■ **WHAT NEEDS TO BE DONE**: Extract the lines of the material below, beginning with the first and ending with the line that holds "import seaborn as sns". Skip every picture.
==*==
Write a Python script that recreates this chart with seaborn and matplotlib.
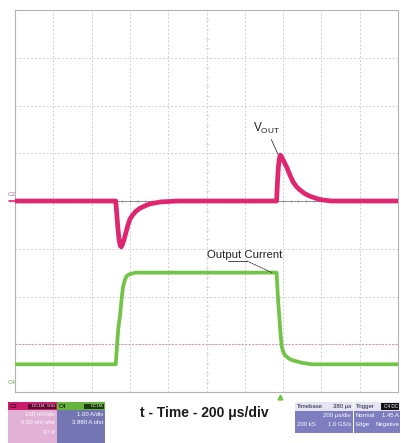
import numpy as np
import pandas as pd
import matplotlib
matplotlib.use("Agg")
import matplotlib.pyplot as plt
import matplotlib.transforms as mtransforms
from matplotlib.patches import Rectangle
import seaborn as sns

# ---------------- data ----------------
# Output voltage deviation (mV, 100 mV/div), time in microseconds (200 us/div)
vout_t = [0, 526, 531, 537, 543, 549, 555, 562, 570, 580, 590, 600, 615, 630, 653, 680,
          705, 760, 850, 1000, 1200, 1366, 1370, 1375, 1380, 1385, 1392, 1400, 1410, 1420,
          1435, 1452, 1470, 1488, 1515, 1540, 1593, 1650, 1800, 2000]
vout_mv = [0, 0, -25, -55, -80, -93, -96, -90, -80, -65, -50, -38, -29, -22, -15, -10,
           -6, -2, 0, 0, 0, 0, 35, 70, 88, 96, 93, 86, 78, 70,
           55, 40, 30, 23, 15, 10, 3, 0, 0, 0]

# Output current (A, 1 A/div)
iout_t = [0, 526, 530, 535, 540, 548, 556, 564, 575, 583, 600, 630, 800, 1000, 1200, 1366,
          1370, 1375, 1380, 1387, 1393, 1400, 1410, 1430, 1452, 1500, 1550, 1800, 2000]
iout_a = [0.08, 0.08, 0.3, 0.6, 0.85, 1.08, 1.42, 1.7, 1.86, 1.93, 1.97, 2.0, 2.0, 2.0, 2.0, 2.0,
          1.7, 1.35, 1.08, 0.7, 0.45, 0.35, 0.27, 0.2, 0.16, 0.11, 0.08, 0.08, 0.08]

vout_label = r"V$_{\mathregular{OUT}}$"
iout_label = "Output Current"
xlabel_text = "t - Time - 200 \u03bcs/div"

ch2_lines = ["100 mV/div", "0.00 mV ofst", "37 #"]
ch4_lines = ["1.00 A/div", "3.880 A ofst"]
timebase_header = ["Timebase", "380 \u03bcs"]
timebase_lines = [("", "200 \u03bcs/div"), ("200 kS", "1.0 GS/s")]
trigger_lines = [("Normal", "1.45 A"), ("Edge", "Negative")]

# ---------------- style ----------------
sns.set_theme(style="white")
plt.rcParams["font.family"] = ["Liberation Sans", "DejaVu Sans"]

PINK = "#e0266f"
GREEN = "#72c447"
W, H = 401, 443

fig = plt.figure(figsize=(W / 100, H / 100), dpi=100)
fig.patch.set_facecolor("white")


def fx(x):
    return x / W


def fy(y):
    return 1 - y / H


ax = fig.add_axes([fx(15), fy(392), 383 / W, 382 / H])
ax.set_facecolor("white")
ax.set_xlim(0, 2000)
ax.set_ylim(-400, 400)
ax.set_xticks(np.arange(0, 2001, 200))
ax.set_yticks(np.arange(-400, 401, 100))
ax.tick_params(length=0, labelbottom=False, labelleft=False)
ax.grid(True, color="#d0d0d0", lw=0.7, ls=(0, (2.0, 2.0)))
for s in ax.spines.values():
    s.set_color("#b4b4b4")
    s.set_linewidth(0.8)

# reference line for channel 2 and pinkish cursor line
ax.axhline(0, color="#8c8c8c", lw=0.7, zorder=1.5)
ax.axhline(-300, color="#d88fb6", lw=0.8, ls=(0, (1.5, 1.5)), zorder=1.5)

# faint minor ticks along the centre lines
mt = np.arange(-400, 401, 20)
ax.plot(np.full(mt.shape, 1000), mt, ls="none", marker="_", ms=2.5, mew=0.5,
        color="#d6d6d6", zorder=1.4)
mx = np.arange(0, 2001, 40)
ax.plot(mx, np.zeros(mx.shape), ls="none", marker="|", ms=2.5, mew=0.5,
        color="#bdbdbd", zorder=1.4)

df_v = pd.DataFrame({"t": vout_t, "v": vout_mv})
sns.lineplot(data=df_v, x="t", y="v", ax=ax, color=PINK, lw=3.4,
             solid_joinstyle="round", zorder=3)
ax.set_xlabel("")
ax.set_ylabel("")

ax2 = ax.twinx()
ax2.set_ylim(-0.5, 7.5)
ax2.set_yticks([])
for s in ax2.spines.values():
    s.set_visible(False)
df_i = pd.DataFrame({"t": iout_t, "i": iout_a})
sns.lineplot(data=df_i, x="t", y="i", ax=ax2, color=GREEN, lw=2.7,
             solid_joinstyle="round", zorder=3)
ax2.set_xlabel("")
ax2.set_ylabel("")
ax2.set_xlim(0, 2000)

# annotations
ax.annotate(vout_label, xy=(1373, 98), xytext=(1243, 144),
            fontsize=8.5, color="#222222", ha="left", va="baseline",
            arrowprops=dict(arrowstyle="-", color="#333333", lw=0.6,
                            shrinkA=0, shrinkB=0, relpos=(0.62, 0.0)))
ax2.text(1003, 2.30, iout_label, fontsize=8.2, color="#222222",
         ha="left", va="baseline")
ax2.annotate("", xy=(1342, 2.0), xytext=(1211, 2.243),
             arrowprops=dict(arrowstyle="-", color="#333333", lw=0.6,
                             ls=(0, (2, 1.2)), shrinkA=0, shrinkB=0))
ax2.plot([1112, 1211], [2.243, 2.243], color="#333333", lw=0.6)

# trigger position marker
trans = mtransforms.blended_transform_factory(ax.transData, ax.transAxes)
ax.plot([1384], [-0.012], marker="^", ms=3.5, color=GREEN, transform=trans,
        clip_on=False, zorder=5)

# channel labels at left
fig.text(fx(8), fy(195), "C2", fontsize=4.5, color="#b07090", va="center")
fig.text(fx(8), fy(383), "C4", fontsize=4.5, color="#70a050", va="center")
fig.add_artist(plt.Line2D([fx(9), fx(15)], [fy(200.5), fy(200.5)],
                          color=PINK, lw=1.2, transform=fig.transFigure))

# ---------------- bottom info panel ----------------
def box(x0, y0, x1, y1, color, ec="none"):
    fig.add_artist(Rectangle((fx(x0), fy(y1)), fx(x1) - fx(x0), fy(y0) - fy(y1),
                             transform=fig.transFigure, facecolor=color,
                             edgecolor=ec, lw=0.4))


SMALL = 4.3
# channel 2 box
box(8, 402, 57, 410, "#c81d6a")
box(8, 410, 57, 443, "#e2b1d6")
fig.text(fx(10), fy(406), "C2", fontsize=SMALL, color="black", va="center")
box(28, 403.5, 56, 409, "#5a0a30")
fig.text(fx(55), fy(406.2), "DC1M  50\u03a9", fontsize=3.2, color="#ffd0e0",
         va="center", ha="right")
for k, s in enumerate(ch2_lines):
    fig.text(fx(55), fy(414 + 9 * k), s, fontsize=SMALL, color="white",
             va="center", ha="right")

# channel 4 box
box(57, 402, 105, 410, "#67b43d")
box(57, 410, 105, 443, "#7476b4")
fig.text(fx(59), fy(406), "C4", fontsize=SMALL, color="black", va="center")
box(84, 403.5, 104, 409, "#1d3a10")
fig.text(fx(103), fy(406.2), "DC1M", fontsize=3.2, color="#d0ffc0",
         va="center", ha="right")
for k, s in enumerate(ch4_lines):
    fig.text(fx(103), fy(415 + 8 * k), s, fontsize=SMALL, color="white",
             va="center", ha="right")

# x-axis caption
fig.text(fx(204), fy(413), xlabel_text, fontsize=10, fontweight="bold",
         color="#1a1a1a", ha="center", va="center")

# timebase box
box(295, 402, 353, 411, "#e4e4f2")
box(295, 411, 353, 433, "#7d7dc0")
fig.text(fx(297), fy(406.5), timebase_header[0], fontsize=SMALL, color="#202040",
         va="center")
fig.text(fx(351), fy(406.5), timebase_header[1], fontsize=SMALL, color="#202040",
         va="center", ha="right")
for k, (l, r) in enumerate(timebase_lines):
    yy = fy(415.5 + 9 * k)
    if l:
        fig.text(fx(297), yy, l, fontsize=SMALL, color="white", va="center")
    fig.text(fx(351), yy, r, fontsize=SMALL, color="white", va="center", ha="right")

# trigger box
box(354, 402, 400, 411, "#e4e4f2")
box(354, 411, 400, 433, "#7d7dc0")
fig.text(fx(356), fy(406.5), "Trigger", fontsize=SMALL, color="#202040", va="center")
box(381, 403, 399, 410, "#111111")
fig.text(fx(398), fy(406.5), "C4 DC", fontsize=3.4, color="white",
         va="center", ha="right")
for k, (l, r) in enumerate(trigger_lines):
    yy = fy(415.5 + 9 * k)
    fig.text(fx(356), yy, l, fontsize=SMALL, color="white", va="center")
    fig.text(fx(399), yy, r, fontsize=SMALL, color="white", va="center", ha="right")

fig.savefig("out.png", dpi=100, facecolor="white")
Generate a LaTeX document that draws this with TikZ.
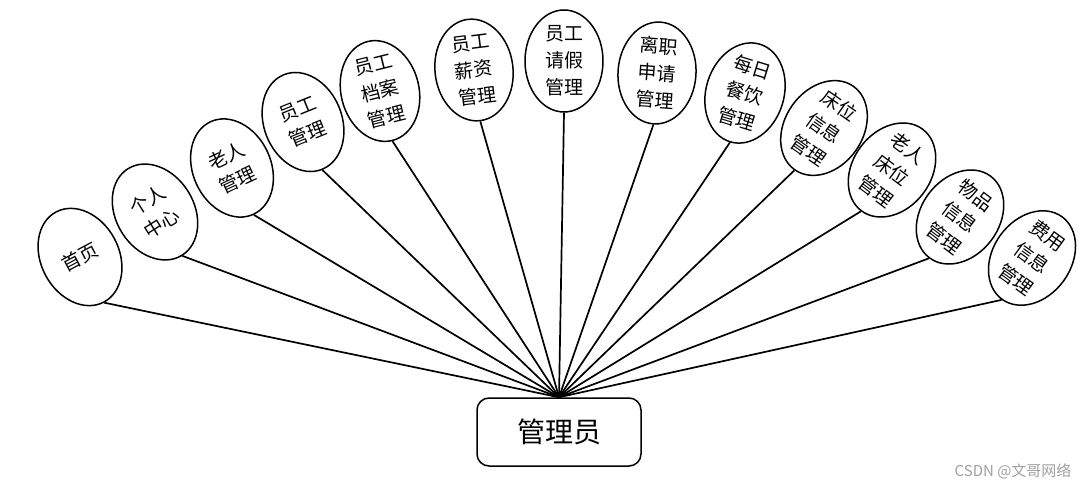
==*==
■ **THE REPLY**:
Write a Python script that recreates this chart with seaborn and matplotlib.
import numpy as np
import pandas as pd
import matplotlib
matplotlib.use("Agg")
import matplotlib.pyplot as plt
import matplotlib.transforms as mtransforms
from matplotlib.patches import Rectangle
import seaborn as sns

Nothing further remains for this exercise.